Roger Waters entrega o que promete logo no início. A tensão que ele cria com a imagem em seu telão gigante, de uma mulher sentada à beira de um oceano, é incrível. O mundo está prestes a acabar, mas isso só vai ser revelado quando ele estiver próximo de aparecer no palco.
Num momento crítico do show, a plateia urrou, alguns vaiando, outros apoiando, quando o nome do candidato Jair Bolsonaro apareceu na lista de neofascistas do mundo no telão gigante do palco. Ele ouviu xingamentos, uma pausa ocorreu e ele pareceu ficar sem saber o que fazer. Há relatos no Twitter de que milhares de pessoas deixaram o estádio após ele exibir um sinal escrito "Fuck the Pigs" (f* os porcos).
Num intervalo anterior, uma batalha de gritos de guerra começou logo que as luzes foram acesas. "Fora PT" se revezava com "Ele não".
"Eu acredito em direitos humanos", disse Waters no palco. "Sempre menciono meus irmãos e irmãs na Palestina que não têm direitos humanos agora. Eu acredito que eles são fundamentalmente importantes."
Em seguida, ele mencionou a eleição brasileira. "Em algum ponto vocês vão ter que decidir quem querer ver como presidente. Eu sei que não é da minha conta, mas quero dizer que em geral sou contra o ressurgimento do fascismo no mundo inteiro", continuou, para aplausos e vaias. "E com fé nos direitos humanos, o que inclui o direito de protestar pacificamente, eu preferiria não viver sob o governo de alguém que acredita que a ditadura militar é uma coisa boa. Eu me lembro dos dias ruins na América do Sul, com as ditaduras, e era feio", concluiu, antes de prosseguir com o show.

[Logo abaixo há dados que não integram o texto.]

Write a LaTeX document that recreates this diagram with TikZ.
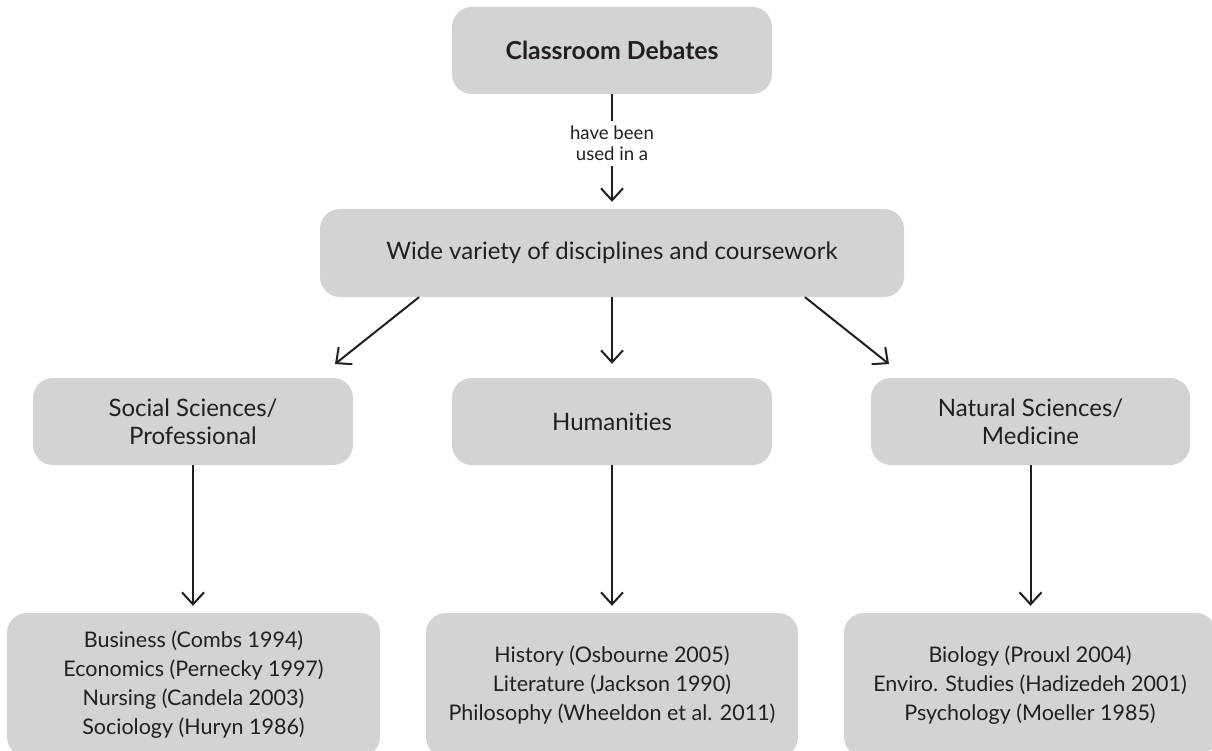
\documentclass[tikz,border=0pt]{standalone}
\usepackage{fontspec}
\setmainfont{Lato}[Ligatures=NoCommon]
\usetikzlibrary{arrows.meta,calc}
\definecolor{boxgray}{HTML}{D1D3D4}
\definecolor{ink}{HTML}{231F20}
\tikzset{
  gbox/.style={rectangle, rounded corners=20pt, fill=boxgray, draw=none, text=ink, align=center, inner sep=0pt},
  toptext/.style={font=\fontsize{24.8}{28}\selectfont\bfseries},
  midtext/.style={font=\fontsize{24}{28}\selectfont},
  lowtext/.style={font=\fontsize{21.5}{29}\selectfont},
  lbl/.style={font=\fontsize{18.6}{21}\selectfont, text=ink, fill=white, align=center, inner xsep=2pt, inner ysep=5pt},
  arr/.style={draw=ink, line width=2pt, -{Straight Barb[length=12pt,width=22pt,line width=2pt]}},
  ln/.style={draw=ink, line width=2pt}
}
\begin{document}
\begin{tikzpicture}[x=1pt,y=-1pt]
\useasboundingbox (0,0) rectangle (1212,751);
\clip (0,0) rectangle (1212,751);
\node[gbox, toptext, minimum width=320pt, minimum height=87pt] (top) at (612,50.5) {Classroom Debates};
\node[gbox, midtext, minimum width=584pt, minimum height=88pt] (wide) at (612,253) {Wide variety of disciplines and coursework};
\node[gbox, midtext, minimum width=320pt, minimum height=87pt] (soc) at (193,421.5) {Social Sciences/\\Professional};
\node[gbox, midtext, minimum width=320pt, minimum height=87pt] (hum) at (612,421.5) {Humanities};
\node[gbox, midtext, minimum width=319pt, minimum height=87pt] (nat) at (1030.5,421.5) {Natural Sciences/\\Medicine};
\node[gbox, lowtext, minimum width=373pt, minimum height=144pt] (bsoc) at (193.5,685) {Business (Combs 1994)\\Economics (Pernecky 1997)\\Nursing (Candela 2003)\\Sociology (Huryn 1986)};
\node[gbox, lowtext, minimum width=372pt, minimum height=144pt] (bhum) at (612,685) {History (Osbourne 2005)\\Literature (Jackson 1990)\\Philosophy (Wheeldon et al. 2011)};
\node[gbox, lowtext, minimum width=372pt, minimum height=144pt] (bnat) at (1030,685) {Biology (Prouxl 2004)\\Enviro. Studies (Hadizedeh 2001)\\Psychology (Moeller 1985)};
% connectors
\draw[arr, shorten >=7pt] (top.south) -- node[lbl, pos=0.43] {have been\\used in a} (wide.north);
\coordinate (wl) at ($(wide.south)+(-193,0)$);
\coordinate (wr) at ($(wide.south)+(193,0)$);
\coordinate (tl) at (335,364);
\coordinate (tr) at (889,364);
\draw[arr] (wl) -- (tl);
\draw[arr] (wr) -- (tr);
\draw[arr, shorten >=14pt] (wide.south) -- (hum.north);
\draw[arr, shorten >=7pt] (soc.south) -- (soc.south |- bsoc.north);
\draw[arr, shorten >=7pt] (hum.south) -- (bhum.north);
\draw[arr, shorten >=7pt] (nat.south) -- (nat.south |- bnat.north);
\end{tikzpicture}
\end{document}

Waters é envolvido com a política do mundo. Em sua última turnê, usou como pôde a imagem do jovem Jean Charles, morto pela polícia londrina por engano em 2005 em um vagão de metrô. É também um ativista pelos pedidos de boicote cultural a Israel por discordar de sua política com os palestinos. Já escreveu cartas a Caetano e Gilberto Gil para que eles não fizessem suas apresentações pelas terras de Benjamin Netanyahu.
Ele também já falou várias vezes que as Ilhas Malvinas deveriam ser argentinas, e que não se orgulha do passado imperial e colonialista do Reino Unido.
O show
Breathe levanta as plateias lotadas, com mais uma revelação. No andar de cima das arquibancadas, em cada lateral e ao fundo, Waters usa conjuntos de caixas de som que vão criar o efeito surround.
Time é anunciada com o despertador de um relógio, e o som da plateia fica mais forte que o do palco. O rosto de Waters aparece pela primeira vez no telão e pode se perceber como os anos têm passado. Está mais curvado. Os cabelos longos e mais finos, os olhos mais fundos. A força de sua voz provoca o mesmo efeito.
Welcome to the Machine chega tensa e estrondosa. Waters está no centro do palco como um integrante, sem o mesmo protagonismo cênico de suas turnês anteriores. Sua imagem não é a que mais aparece no telão, o que dificulta a vida dos fãs mais distantes do palco.
De tão boas, as músicas do disco novo parecem saídas de algum álbum do Pink Floyd. Deja Vu, a primeira delas, faz até setores da plateia vip, tradicionalmente a mais dispersa, se calar. Um feito.
Depois de Picture That, Wish You Were Here. E a plateia canta pela primeira vez uma canção inteira.
Another Brick in the Wall começa com 12 pessoas encapuçadas como se fossem reféns do Estado Islâmico, imóveis no palco, prestes a serem decapitadas. Quando chega a parte do coro, elas retiram os capuzes. São todas crianças. Há um choque absurdo na plateia. Ao final da música, Waters explica que todas as crianças são brasileiras.
Waters volta ao palco do Allianz Parque, em São Paulo, nesta quarta-feira, 10. Depois ele segue para Brasília (13/10), Salvador (17/10), Belo Horizonte (21/10), Rio (24/10), Curitiba (27/10) e Porto Alegre (30/10).